# Instructions for the task
Note each line that includes the word "this". Copy those lines.

Plotting code records:
--- START ---

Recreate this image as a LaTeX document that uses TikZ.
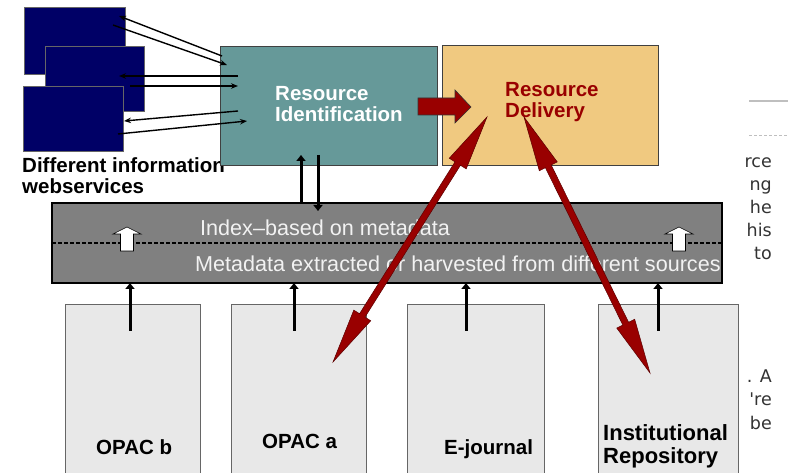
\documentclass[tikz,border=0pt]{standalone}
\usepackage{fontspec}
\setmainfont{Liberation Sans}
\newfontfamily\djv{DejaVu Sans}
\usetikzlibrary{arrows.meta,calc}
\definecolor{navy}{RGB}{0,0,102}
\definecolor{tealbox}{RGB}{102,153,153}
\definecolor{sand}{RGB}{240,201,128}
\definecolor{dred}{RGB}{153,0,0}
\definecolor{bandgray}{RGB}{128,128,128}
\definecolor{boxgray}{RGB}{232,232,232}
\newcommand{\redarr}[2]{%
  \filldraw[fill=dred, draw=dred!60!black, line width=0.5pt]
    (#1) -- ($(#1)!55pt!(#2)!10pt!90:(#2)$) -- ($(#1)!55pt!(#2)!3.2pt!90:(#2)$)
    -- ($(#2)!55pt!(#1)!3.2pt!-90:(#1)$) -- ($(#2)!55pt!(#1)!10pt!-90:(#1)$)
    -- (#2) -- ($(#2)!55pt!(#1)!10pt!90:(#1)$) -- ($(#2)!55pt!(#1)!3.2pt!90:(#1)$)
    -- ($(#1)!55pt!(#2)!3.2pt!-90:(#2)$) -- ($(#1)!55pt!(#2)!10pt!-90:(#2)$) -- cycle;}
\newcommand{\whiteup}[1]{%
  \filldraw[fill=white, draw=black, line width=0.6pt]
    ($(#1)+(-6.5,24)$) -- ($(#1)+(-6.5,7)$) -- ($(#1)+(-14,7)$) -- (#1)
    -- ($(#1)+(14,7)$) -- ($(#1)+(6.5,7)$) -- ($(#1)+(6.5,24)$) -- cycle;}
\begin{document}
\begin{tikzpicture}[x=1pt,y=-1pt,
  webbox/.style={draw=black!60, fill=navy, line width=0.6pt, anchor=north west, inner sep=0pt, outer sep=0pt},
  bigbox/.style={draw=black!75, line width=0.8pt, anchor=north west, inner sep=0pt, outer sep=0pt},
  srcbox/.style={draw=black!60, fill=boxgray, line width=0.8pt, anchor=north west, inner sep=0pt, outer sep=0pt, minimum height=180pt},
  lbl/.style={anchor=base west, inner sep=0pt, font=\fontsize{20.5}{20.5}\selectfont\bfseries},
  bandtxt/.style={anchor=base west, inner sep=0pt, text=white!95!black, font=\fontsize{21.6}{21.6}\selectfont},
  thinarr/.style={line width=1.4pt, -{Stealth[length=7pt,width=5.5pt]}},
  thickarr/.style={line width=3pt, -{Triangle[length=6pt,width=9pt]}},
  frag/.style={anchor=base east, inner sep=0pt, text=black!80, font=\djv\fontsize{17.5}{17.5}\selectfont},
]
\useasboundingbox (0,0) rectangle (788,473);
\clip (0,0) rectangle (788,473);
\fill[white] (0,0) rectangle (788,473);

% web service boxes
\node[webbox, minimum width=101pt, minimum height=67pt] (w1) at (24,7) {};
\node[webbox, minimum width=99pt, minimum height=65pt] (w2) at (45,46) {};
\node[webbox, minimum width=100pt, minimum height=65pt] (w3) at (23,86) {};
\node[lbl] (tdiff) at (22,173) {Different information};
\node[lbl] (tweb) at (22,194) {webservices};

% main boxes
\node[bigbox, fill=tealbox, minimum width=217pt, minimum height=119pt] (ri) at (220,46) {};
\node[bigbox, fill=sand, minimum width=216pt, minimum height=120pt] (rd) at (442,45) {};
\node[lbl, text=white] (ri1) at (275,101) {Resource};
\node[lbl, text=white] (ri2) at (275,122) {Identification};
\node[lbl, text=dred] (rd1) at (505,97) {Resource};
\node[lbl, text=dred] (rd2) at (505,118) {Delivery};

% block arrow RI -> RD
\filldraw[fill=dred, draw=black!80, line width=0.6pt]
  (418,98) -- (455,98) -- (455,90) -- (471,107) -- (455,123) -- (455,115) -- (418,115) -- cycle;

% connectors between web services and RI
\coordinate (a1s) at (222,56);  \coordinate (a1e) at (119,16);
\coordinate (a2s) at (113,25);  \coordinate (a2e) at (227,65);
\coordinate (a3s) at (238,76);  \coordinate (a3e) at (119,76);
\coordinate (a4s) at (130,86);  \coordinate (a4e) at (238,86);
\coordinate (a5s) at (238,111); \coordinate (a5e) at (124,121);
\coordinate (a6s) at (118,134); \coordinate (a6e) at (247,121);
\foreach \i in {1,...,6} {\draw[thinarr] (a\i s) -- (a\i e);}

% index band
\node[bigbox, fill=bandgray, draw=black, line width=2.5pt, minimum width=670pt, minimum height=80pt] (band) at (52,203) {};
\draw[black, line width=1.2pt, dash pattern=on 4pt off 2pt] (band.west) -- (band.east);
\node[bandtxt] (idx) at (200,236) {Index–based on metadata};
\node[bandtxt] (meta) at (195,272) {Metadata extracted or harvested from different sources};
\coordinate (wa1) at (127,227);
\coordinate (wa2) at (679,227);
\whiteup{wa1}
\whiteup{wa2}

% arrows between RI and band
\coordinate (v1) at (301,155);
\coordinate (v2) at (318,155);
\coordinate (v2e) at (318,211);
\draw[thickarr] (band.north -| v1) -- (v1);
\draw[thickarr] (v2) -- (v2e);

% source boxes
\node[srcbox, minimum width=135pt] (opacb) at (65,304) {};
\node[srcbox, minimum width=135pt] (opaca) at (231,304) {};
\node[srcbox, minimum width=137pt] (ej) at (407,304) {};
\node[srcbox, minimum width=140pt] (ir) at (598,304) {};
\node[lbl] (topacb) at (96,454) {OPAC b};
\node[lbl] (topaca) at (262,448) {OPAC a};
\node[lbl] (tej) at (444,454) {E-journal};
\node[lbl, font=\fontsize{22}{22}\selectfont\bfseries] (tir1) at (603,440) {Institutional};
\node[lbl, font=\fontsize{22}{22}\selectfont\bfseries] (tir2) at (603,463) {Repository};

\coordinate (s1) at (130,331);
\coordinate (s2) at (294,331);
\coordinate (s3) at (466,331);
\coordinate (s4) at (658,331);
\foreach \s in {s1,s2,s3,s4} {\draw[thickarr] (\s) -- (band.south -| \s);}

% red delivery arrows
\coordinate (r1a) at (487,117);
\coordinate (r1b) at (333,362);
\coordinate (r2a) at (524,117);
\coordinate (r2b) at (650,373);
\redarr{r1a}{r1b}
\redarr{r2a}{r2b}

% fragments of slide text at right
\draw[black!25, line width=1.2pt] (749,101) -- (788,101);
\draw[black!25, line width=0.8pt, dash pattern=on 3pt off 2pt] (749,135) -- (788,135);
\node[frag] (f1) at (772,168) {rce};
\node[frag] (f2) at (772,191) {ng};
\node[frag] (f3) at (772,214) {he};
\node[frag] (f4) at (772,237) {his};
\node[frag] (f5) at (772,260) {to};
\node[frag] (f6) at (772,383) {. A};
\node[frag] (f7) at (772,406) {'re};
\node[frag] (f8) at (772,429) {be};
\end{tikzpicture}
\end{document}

--- END ---
--- START ---

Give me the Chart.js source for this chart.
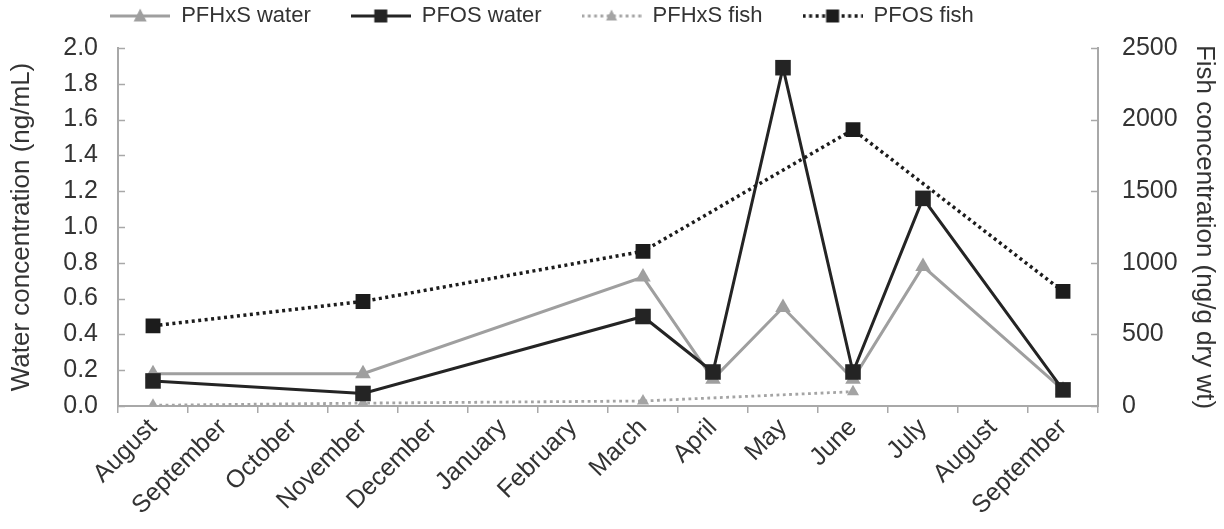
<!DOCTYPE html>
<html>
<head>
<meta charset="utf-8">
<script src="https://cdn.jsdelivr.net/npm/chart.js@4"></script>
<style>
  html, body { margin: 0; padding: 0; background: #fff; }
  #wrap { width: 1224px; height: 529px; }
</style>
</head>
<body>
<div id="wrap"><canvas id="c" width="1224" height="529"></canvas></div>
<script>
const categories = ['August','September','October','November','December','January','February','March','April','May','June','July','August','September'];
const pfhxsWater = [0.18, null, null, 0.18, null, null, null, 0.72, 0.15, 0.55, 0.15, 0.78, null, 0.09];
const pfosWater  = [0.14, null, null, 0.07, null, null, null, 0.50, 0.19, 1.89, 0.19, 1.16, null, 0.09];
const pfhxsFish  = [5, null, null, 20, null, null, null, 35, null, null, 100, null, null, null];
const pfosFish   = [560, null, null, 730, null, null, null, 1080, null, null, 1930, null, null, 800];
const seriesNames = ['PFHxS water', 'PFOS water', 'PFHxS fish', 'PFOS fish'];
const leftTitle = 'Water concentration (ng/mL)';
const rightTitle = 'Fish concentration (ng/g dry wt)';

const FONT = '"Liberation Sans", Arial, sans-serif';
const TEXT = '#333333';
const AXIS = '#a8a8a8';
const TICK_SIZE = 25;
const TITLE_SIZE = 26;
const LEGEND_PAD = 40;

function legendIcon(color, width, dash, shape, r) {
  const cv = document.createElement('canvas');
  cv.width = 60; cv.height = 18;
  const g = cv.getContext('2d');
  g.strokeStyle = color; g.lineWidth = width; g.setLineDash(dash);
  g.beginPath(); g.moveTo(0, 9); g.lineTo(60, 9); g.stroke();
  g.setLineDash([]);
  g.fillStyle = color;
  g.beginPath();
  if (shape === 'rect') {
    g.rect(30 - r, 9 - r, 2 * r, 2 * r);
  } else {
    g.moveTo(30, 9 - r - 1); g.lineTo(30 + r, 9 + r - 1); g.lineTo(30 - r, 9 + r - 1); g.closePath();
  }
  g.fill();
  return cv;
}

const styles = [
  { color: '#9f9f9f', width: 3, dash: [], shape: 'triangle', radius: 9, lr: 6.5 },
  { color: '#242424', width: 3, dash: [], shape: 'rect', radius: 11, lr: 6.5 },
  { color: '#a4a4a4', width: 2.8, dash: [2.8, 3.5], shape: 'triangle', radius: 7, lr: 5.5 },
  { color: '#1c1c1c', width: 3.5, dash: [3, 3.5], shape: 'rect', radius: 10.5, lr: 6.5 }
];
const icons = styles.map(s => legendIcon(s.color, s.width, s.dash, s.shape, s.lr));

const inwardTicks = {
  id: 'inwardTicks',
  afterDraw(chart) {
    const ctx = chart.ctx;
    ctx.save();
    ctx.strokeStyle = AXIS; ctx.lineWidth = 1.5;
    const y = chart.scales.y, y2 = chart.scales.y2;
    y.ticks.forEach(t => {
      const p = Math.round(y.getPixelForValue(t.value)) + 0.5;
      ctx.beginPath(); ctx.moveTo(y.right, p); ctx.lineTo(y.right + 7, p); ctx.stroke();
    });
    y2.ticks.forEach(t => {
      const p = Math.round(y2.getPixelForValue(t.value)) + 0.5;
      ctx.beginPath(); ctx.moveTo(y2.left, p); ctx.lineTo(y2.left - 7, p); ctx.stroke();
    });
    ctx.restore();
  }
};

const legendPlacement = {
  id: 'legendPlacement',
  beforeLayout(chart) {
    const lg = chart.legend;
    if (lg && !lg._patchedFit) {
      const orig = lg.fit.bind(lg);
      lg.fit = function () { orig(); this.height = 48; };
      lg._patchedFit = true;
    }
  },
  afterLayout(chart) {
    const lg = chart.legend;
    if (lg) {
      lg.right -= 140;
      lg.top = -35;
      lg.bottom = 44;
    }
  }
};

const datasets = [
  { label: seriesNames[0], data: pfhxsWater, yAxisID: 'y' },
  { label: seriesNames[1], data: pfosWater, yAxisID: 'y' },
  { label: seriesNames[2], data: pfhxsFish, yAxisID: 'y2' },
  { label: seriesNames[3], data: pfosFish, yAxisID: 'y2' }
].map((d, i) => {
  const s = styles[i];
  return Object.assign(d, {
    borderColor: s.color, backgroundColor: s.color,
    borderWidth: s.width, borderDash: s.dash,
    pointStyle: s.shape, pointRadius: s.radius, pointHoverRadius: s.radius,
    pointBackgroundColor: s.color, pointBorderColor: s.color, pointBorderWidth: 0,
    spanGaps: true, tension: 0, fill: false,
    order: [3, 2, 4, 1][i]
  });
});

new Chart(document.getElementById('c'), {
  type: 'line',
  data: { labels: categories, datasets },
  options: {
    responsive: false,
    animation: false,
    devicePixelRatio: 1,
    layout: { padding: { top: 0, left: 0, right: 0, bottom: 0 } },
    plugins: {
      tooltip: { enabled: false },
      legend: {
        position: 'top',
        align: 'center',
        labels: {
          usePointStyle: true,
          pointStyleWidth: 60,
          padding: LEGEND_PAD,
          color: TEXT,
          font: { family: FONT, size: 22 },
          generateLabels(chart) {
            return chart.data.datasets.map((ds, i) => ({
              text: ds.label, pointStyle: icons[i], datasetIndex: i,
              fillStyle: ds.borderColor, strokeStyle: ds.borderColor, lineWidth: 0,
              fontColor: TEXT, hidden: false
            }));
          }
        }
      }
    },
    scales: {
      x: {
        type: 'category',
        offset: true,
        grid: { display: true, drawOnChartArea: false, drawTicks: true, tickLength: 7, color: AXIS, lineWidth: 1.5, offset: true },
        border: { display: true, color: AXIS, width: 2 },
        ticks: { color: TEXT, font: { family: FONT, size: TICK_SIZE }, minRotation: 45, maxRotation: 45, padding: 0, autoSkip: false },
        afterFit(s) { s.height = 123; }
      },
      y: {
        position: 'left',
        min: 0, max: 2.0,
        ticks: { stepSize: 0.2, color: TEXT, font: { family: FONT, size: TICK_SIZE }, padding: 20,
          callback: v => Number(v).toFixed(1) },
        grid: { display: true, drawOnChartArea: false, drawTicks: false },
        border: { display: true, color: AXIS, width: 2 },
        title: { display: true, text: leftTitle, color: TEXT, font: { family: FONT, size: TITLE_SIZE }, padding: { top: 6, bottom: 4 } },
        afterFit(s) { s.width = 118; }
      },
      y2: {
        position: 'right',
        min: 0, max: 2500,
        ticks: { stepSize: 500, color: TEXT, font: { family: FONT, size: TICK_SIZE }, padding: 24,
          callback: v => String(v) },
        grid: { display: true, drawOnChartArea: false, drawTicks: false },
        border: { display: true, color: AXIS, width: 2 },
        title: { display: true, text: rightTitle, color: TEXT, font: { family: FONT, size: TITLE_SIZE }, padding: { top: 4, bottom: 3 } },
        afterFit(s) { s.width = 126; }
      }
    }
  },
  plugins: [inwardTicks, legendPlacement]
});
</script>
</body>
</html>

--- END ---

# Exercise result
Recreate this image as a LaTeX document that uses TikZ.
Give me the Chart.js source for this chart.
      lg.fit = function () { orig(); this.height = 48; };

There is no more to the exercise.